El éxito que produjo El gran Gatsby ocasionó que se hablara poco de notables relatos como “Un diamante del tamaño del Ritz”, “Sueños de invierno”, “La última bella”, “Otra visita a Babilonia” y, sobre todo, El crucero de la chatarra rodante, espléndida obra donde se percibe gran parte del estilo y prosa que caracterizó a su producción literaria. A pesar de estar catalogada como un libro menor, exhibe con maestría una aventura automovilística que vivieron, durante sus años de recién casados, Scott y Zelda. Con una dosis de ironía, detallismo y humor, se construye una prosa que describe los fabulosos años veinte. Fitzgerald se convirtió en el héroe de muchachos seguros de sí mismos, quienes ansiosos de vivir no lograron convertirse en adultos, pues perdieron su espíritu creyendo que la vida consistía en un simple juego de azar.

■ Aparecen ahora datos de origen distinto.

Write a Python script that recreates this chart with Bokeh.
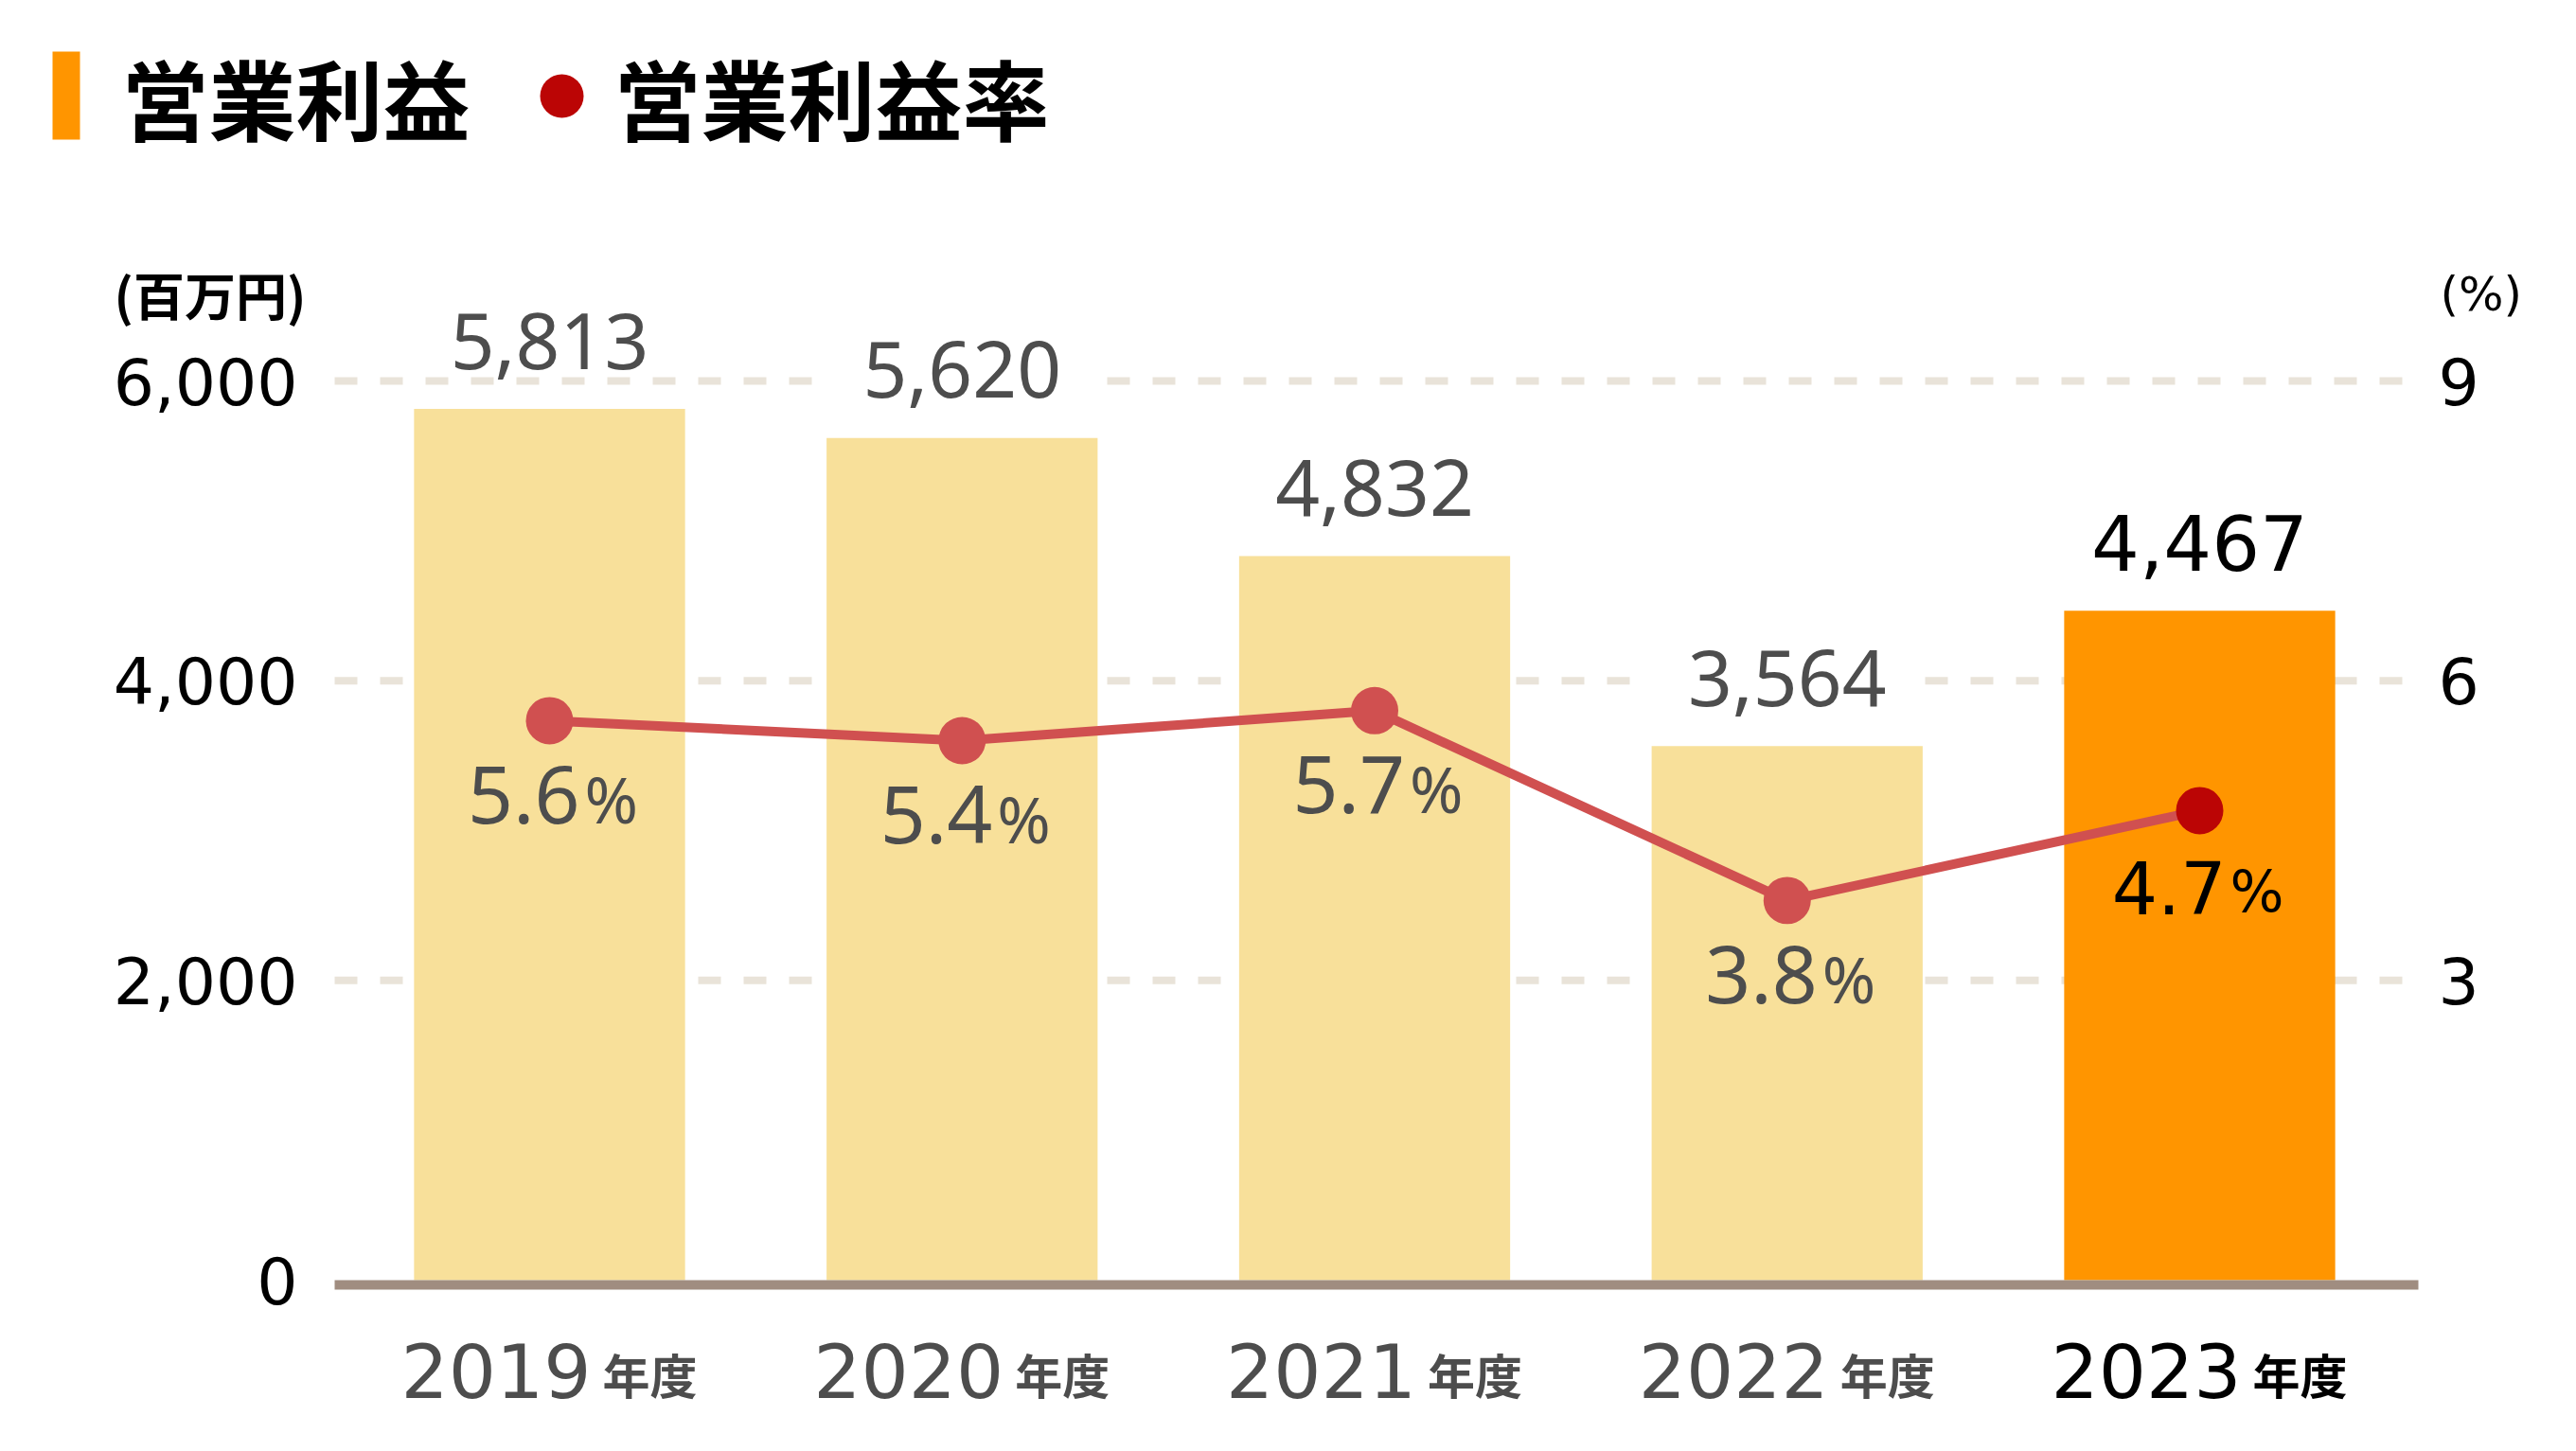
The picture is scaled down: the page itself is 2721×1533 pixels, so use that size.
from bokeh.plotting import figure
from bokeh.models import ColumnDataSource, Range1d, CDSView, IndexFilter
from bokeh.embed import file_html
from bokeh.resources import INLINE
from bokeh.core.properties import value

# ---------------- data ----------------
years = ["2019", "2020", "2021", "2022", "2023"]
operating_profit = [5813, 5620, 4832, 3564, 4467]      # 百万円
operating_margin = [5.6, 5.4, 5.7, 3.8, 4.7]           # %
left_ticks = [0, 2000, 4000, 6000]
left_tick_labels = ["0", "2,000", "4,000", "6,000"]
right_ticks = [3, 6, 9]
right_tick_labels = ["3", "6", "9"]
highlight_year = "2023"
year_suffix = "年度"
title_bar = "営業利益"
title_line = "営業利益率"
unit_left = "(百万円)"
unit_right = "(%)"

# ---------------- layout (picture pixels) ----------------
W, H = 2705, 1517
PAGE = 0
CAT_X0 = 580.0          # x of first category centre
CAT_STEP = 435.75       # px per category
Y0_PX = 1352.0          # y of value 0
PX_PER_UNIT = 950.0 / 6000.0
PCT_PER_UNIT = 9.0 / 6000.0   # right axis: 9% sits on 6,000


def X(px):
    return (px - CAT_X0) / CAT_STEP


def Y(py):
    return (Y0_PX - py) / PX_PER_UNIT


X_LEFT, X_RIGHT = X(353), X(2554)
AXIS_W = 10
YEAR_Y = Y(1447)

GRAY = "#4d4d4d"
BAR_LIGHT = "#f8e09a"
BAR_HL = "#ff9500"
LINE_C = "#d05050"
MARK_HL = "#bb0505"
GRID_C = "#e9e3d9"
AXIS_C = "#a08d80"

p = figure(width=W, height=H,
           x_range=Range1d(X(PAGE), X(PAGE + W)),
           y_range=Range1d(Y(PAGE + H), Y(PAGE)),
           x_axis_type=None, y_axis_type=None,
           toolbar_location=None, output_backend="svg", min_border=0)
p.outline_line_color = None
p.background_fill_color = "white"
p.border_fill_color = "white"
p.extra_y_ranges = {"pct": Range1d(Y(PAGE + H) * PCT_PER_UNIT, Y(PAGE) * PCT_PER_UNIT)}

idx = list(range(len(years)))
is_hl = [y == highlight_year for y in years]
norm_idx = [i for i in idx if not is_hl[i]]
hl_idx = [i for i in idx if is_hl[i]]

src = ColumnDataSource(dict(
    x=idx,
    profit=operating_profit,
    margin=operating_margin,
    label=[f"{v:,}" for v in operating_profit],
    pct=[f"{m:.1f}" for m in operating_margin],
    pct_sign=["%"] * len(years),
    year=years,
    year_y=[YEAR_Y] * len(years),
    suffix=[year_suffix] * len(years),
    bar_color=[BAR_HL if h else BAR_LIGHT for h in is_hl],
    text_color=["black" if h else GRAY for h in is_hl],
    marker_color=[MARK_HL if h else LINE_C for h in is_hl],
))
v_norm = CDSView(filter=IndexFilter(norm_idx))
v_hl = CDSView(filter=IndexFilter(hl_idx))

# ---------------- grid lines ----------------
grid_vals = [t for t in left_ticks if t != 0]
p.segment(x0=[X_LEFT] * len(grid_vals), x1=[X_RIGHT] * len(grid_vals),
          y0=grid_vals, y1=grid_vals, line_color=GRID_C, line_width=8,
          line_dash="24 24")

# ---------------- value labels (white box hides grid) ----------------
pad = dict(left=38, right=38, top=4, bottom=4)
p.text(x="x", y="profit", text="label", source=src, view=v_norm,
       text_align="center", text_baseline="middle", y_offset=-72,
       text_font=value("Noto Sans"), text_font_size="82px", text_color=GRAY,
       background_fill_color="white", padding=pad)
p.text(x="x", y="profit", text="label", source=src, view=v_hl,
       text_align="center", text_baseline="middle", y_offset=-72,
       text_font=value("DejaVu Sans"), text_font_size="80px", text_color="black")

# ---------------- bars ----------------
p.vbar(x="x", top="profit", bottom=0, width=0.657, source=src,
       fill_color="bar_color", line_color=None)

# x axis rule
p.quad(left=[X_LEFT], right=[X_RIGHT], top=[0], bottom=[-AXIS_W / PX_PER_UNIT],
       fill_color=AXIS_C, line_color=None)

# ---------------- line + markers ----------------
p.line(x="x", y="margin", source=src, y_range_name="pct",
       line_color=LINE_C, line_width=10)
p.scatter(x="x", y="margin", source=src, y_range_name="pct",
          size=50, fill_color="marker_color", line_color=None)

# percent labels
p.text(x="x", y="margin", text="pct", source=src, view=v_norm, y_range_name="pct",
       text_align="right", text_baseline="middle", x_offset=32, y_offset=78,
       text_font=value("Noto Sans"), text_font_size="84px", text_color=GRAY)
p.text(x="x", y="margin", text="pct_sign", source=src, view=v_norm, y_range_name="pct",
       text_align="left", text_baseline="middle", x_offset=37, y_offset=82,
       text_font=value("Noto Sans"), text_font_size="68px", text_color=GRAY)
p.text(x="x", y="margin", text="pct", source=src, view=v_hl, y_range_name="pct",
       text_align="right", text_baseline="middle", x_offset=28, y_offset=82,
       text_font=value("DejaVu Sans"), text_font_size="76px", text_color="black")
p.text(x="x", y="margin", text="pct_sign", source=src, view=v_hl, y_range_name="pct",
       text_align="left", text_baseline="middle", x_offset=32, y_offset=86,
       text_font=value("DejaVu Sans"), text_font_size="60px", text_color="black")

# ---------------- category labels ----------------
p.text(x="x", y="year_y", text="year", source=src,
       text_align="right", text_baseline="middle", x_offset=44,
       text_font=value("DejaVu Sans"), text_font_size="79px", text_color="text_color")
p.text(x="x", y="year_y", text="suffix", source=src,
       text_align="left", text_baseline="middle", x_offset=56, y_offset=3,
       text_font=value("Noto Sans CJK JP"), text_font_style="bold",
       text_font_size="50px", text_color="text_color")

# ---------------- axis tick labels ----------------
p.text(x=[X(314)] * len(left_ticks), y=left_ticks, text=left_tick_labels,
       text_align="right", text_baseline="middle",
       text_font=value("DejaVu Sans"), text_font_size="68px", text_color="black")
p.text(x=[X(2575)] * len(right_ticks), y=right_ticks, text=right_tick_labels,
       y_range_name="pct", text_align="left", text_baseline="middle",
       text_font=value("DejaVu Sans"), text_font_size="68px", text_color="black")

# units
p.text(x=[X(120)], y=[Y(310)], text=[unit_left], text_align="left",
       text_baseline="middle", text_font=value("Noto Sans CJK JP"),
       text_font_style="bold", text_font_size="54px", text_color="black")
p.text(x=[X(2577)], y=[Y(310)], text=[unit_right], text_align="left",
       text_baseline="middle", text_font=value("DejaVu Sans"),
       text_font_size="50px", text_color="black")

# ---------------- title / legend ----------------
p.quad(left=[X(55)], right=[X(84)], top=[Y(54)], bottom=[Y(147)],
       fill_color=BAR_HL, line_color=None)
p.text(x=[X(128)], y=[Y(101)], text=[title_bar], text_align="left",
       text_baseline="middle", text_font=value("Noto Sans CJK JP"),
       text_font_style="bold", text_font_size="92px", text_color="black")
p.scatter(x=[X(593)], y=[Y(101)], size=46, fill_color=MARK_HL, line_color=None)
p.text(x=[X(648)], y=[Y(101)], text=[title_line], text_align="left",
       text_baseline="middle", text_font=value("Noto Sans CJK JP"),
       text_font_style="bold", text_font_size="92px", text_color="black")

open("out.html", "w").write(file_html(p, INLINE))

Hoy, a cien años de El gran Gatsby, la historia le ha hecho justicia a F. Scott Fitzgerald. Más allá del drama personal, de las veleidades de la época, el novelista no fue olvidado. Las reediciones, en particular de esta novela, son numerosas. Sus personajes fueron popularizados, antes con Robert Redford y Mia Farrow, después con la magistral actuación de Leonardo DiCaprio en la cinta dirigida por Baz Luhrmann (2013). No cabe duda que es una crítica mordaz ante los excesos de una época de brillo y artificio, sociedad a la que deseaba pertenecer el propio escritor. No obstante, muy a destiempo le llegó la idea de que la felicidad no está sólo en el desbordamiento de una sociedad que inhala derroche, sino en las pequeñas cosas de la vida cotidiana.